Keeping Up with the Technology
New Vehicle Designs And Materials – Can Your Collision Repair Facility Fix Them Properly?Today’s vehicle designers face some competitive demands. They need to reduce fuel consumption and polluting emissions, but still recognize that consumers love sport utility and other large vehicles. Consumers aren’t clamoring for a return to the days of the compact car.
One solution is obvious, but challenging – find a way to reduce the weight of vehicles, thus reducing fuel consumption, without sacrificing size.
The aluminum industry believes it offers vehicle makers a good alternative to the weight of steel. An aluminum-based vehicle may be 22 percent larger than a steel car of the same weight. In recent years, the use of aluminum has surpassed the use of plastics in some vehicles. Once limited primarily to engine, transmission, and suspension parts, aluminum is increasingly being used for cosmetic outer panels, door skins and trunk lids, inner structural parts, and even structural frame rails.
A limited but growing number of vehicles are constructed almost completely of aluminum. Aluminum industry officials recently used one such vehicle, an Audi A8, to show off aluminum’s strength by supporting the 4,000-pound luxury sedan with only a six-pack of aluminum beverage cans under each wheel.

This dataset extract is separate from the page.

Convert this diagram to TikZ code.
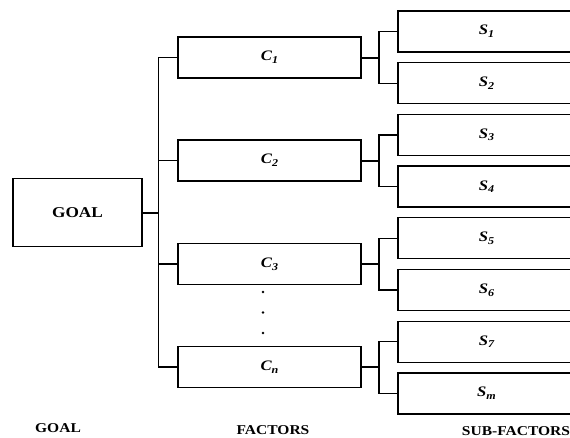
\documentclass[tikz,border=0pt]{standalone}
\usepackage{fontspec}
\setmainfont{Liberation Serif}
\newcommand{\lbl}[2]{\textbf{\textit{#1\raisebox{-0.4ex}{\fontsize{10.5}{10.5}\selectfont #2}}}}
\newcommand{\wide}[1]{\scalebox{1.15}[1]{#1}}
\begin{document}
\begin{tikzpicture}[x=1pt,y=-1pt,
  box/.style={draw,line width=1.3pt,inner sep=0pt,font=\fontsize{14.5}{14.5}\selectfont},
  fbox/.style={box,minimum width=183pt,minimum height=41pt},
  sbox/.style={box,minimum width=177pt,minimum height=41pt},
  link/.style={line width=1.3pt},
  stub/.style={line width=2pt},
  caption/.style={font=\bfseries\fontsize{13.5}{13.5}\selectfont,inner sep=0pt},
  dot/.style={circle,fill,inner sep=0pt,minimum size=2.6pt}]
\useasboundingbox (0,0) rectangle (570,437);
\clip (0,0) rectangle (570,437);
% goal
\node[box,minimum width=129pt,minimum height=68pt,font=\bfseries\fontsize{15}{15}\selectfont] (goal) at (77.5,212.5) {\wide{GOAL}};
% factors
\node[fbox] (c1) at (269.5,57.5) {\wide{\lbl{C}{1}}};
\node[fbox] (c2) at (269.5,160.5) {\wide{\lbl{C}{2}}};
\node[fbox] (c3) at (269.5,264) {\wide{\lbl{C}{3}}};
\node[fbox] (cn) at (269.5,367) {\wide{\lbl{C}{n}}};
% sub-factors
\foreach \i/\t in {1/1,2/2,3/3,4/4,5/5,6/6,7/7,8/m}{
  \pgfmathsetmacro{\yy}{31.5+(\i-1)*51.7}
  \node[sbox] (s\i) at (486.5,\yy) {\wide{\lbl{S}{\t}}};
}
% dots between C3 and Cn
\node[dot] (d1) at (263,292) {};
\node[dot] (d2) at (263,312.5) {};
\node[dot] (d3) at (263,333) {};
% trunk from goal to factors
\coordinate (tx) at (158.5,0);
\draw[stub] (goal.east) -- (goal.east -| tx);
\draw[link] (c1.west) -- (c1.west -| tx) -- (cn.west -| tx) -- (cn.west);
\draw[link] (c2.west) -- (c2.west -| tx);
\draw[link] (c3.west) -- (c3.west -| tx);
% brackets from factors to sub-factors
\coordinate (bx) at (379,0);
\foreach \c/\a/\b in {c1/s1/s2,c2/s3/s4,c3/s5/s6,cn/s7/s8}{
  \draw[stub] (\c.east) -- (\c.east -| bx);
  \draw[link] (\a.west) -- (\a.west -| bx) -- (\b.west -| bx) -- (\b.west);
}
% column captions
\node[caption] (lgoal) at (58,428) {\wide{GOAL}};
\node[caption] (lfact) at (273,430) {\wide{FACTORS}};
\node[caption] (lsub) at (516,431) {\wide{SUB-FACTORS}};
\end{tikzpicture}
\end{document}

The steel industry is fighting back, however, with an ambitious multi-year project to develop an “ultralight steel auto body (ULSAB).” This consortium of steelmakers says it has shown that steel can be used to create a typical five-passenger sedan with 25 to 33 percent less weight than a conventional steel-bodied vehicle, without raising production costs or sacrificing safety.
How is it done? First, the ULSAB uses more of what is called high-strength steel. While between 20 percent and 60 percent of the body of most current vehicles is made from high-strength steels, these materials account for 100 percent of the ULSAB.
Traditional vehicle parts are stamped out of a sheet of one type and thickness of steel. The ULSAB engineers recognized that some of these parts could instead be stamped out of a “quilt-like” piece of steel created by welding different thicknesses or strengths of steel into a single flat piece. A part stamped from this “tailor-welded blank” can have high-strength steel in the areas where it is needed, and thinner or lower strength steel in other areas. This removes weight that does not contribute to performance.
For example, the ULSAB body side, including the rear fender and roof structure, is all one part made from a tailor-welded blank that includes three grades of steel and five different thicknesses. By consolidating what have traditionally been multiple parts into one unit, designers also eliminate the weight of the flanges needed to weld the parts together.
Some of the non-structural portions of the ULSAB vehicle body, such as the spare tire tub and dash panel insert, are made from a steel sandwich material. Two very thin skins of steel combined with a plastic core create this one-millimeter thick material weighing 50 percent less than a comparable all-steel piece.
As aluminum and elements of the ULSAB project are increasingly being used on vehicles on the road today, proper training is becoming even more important to achieve a proper repair after a collision. Vehicle owners should select a collision repair facility that has the current technical training to understand how to work with the lighter weight materials and changing vehicle construction designs.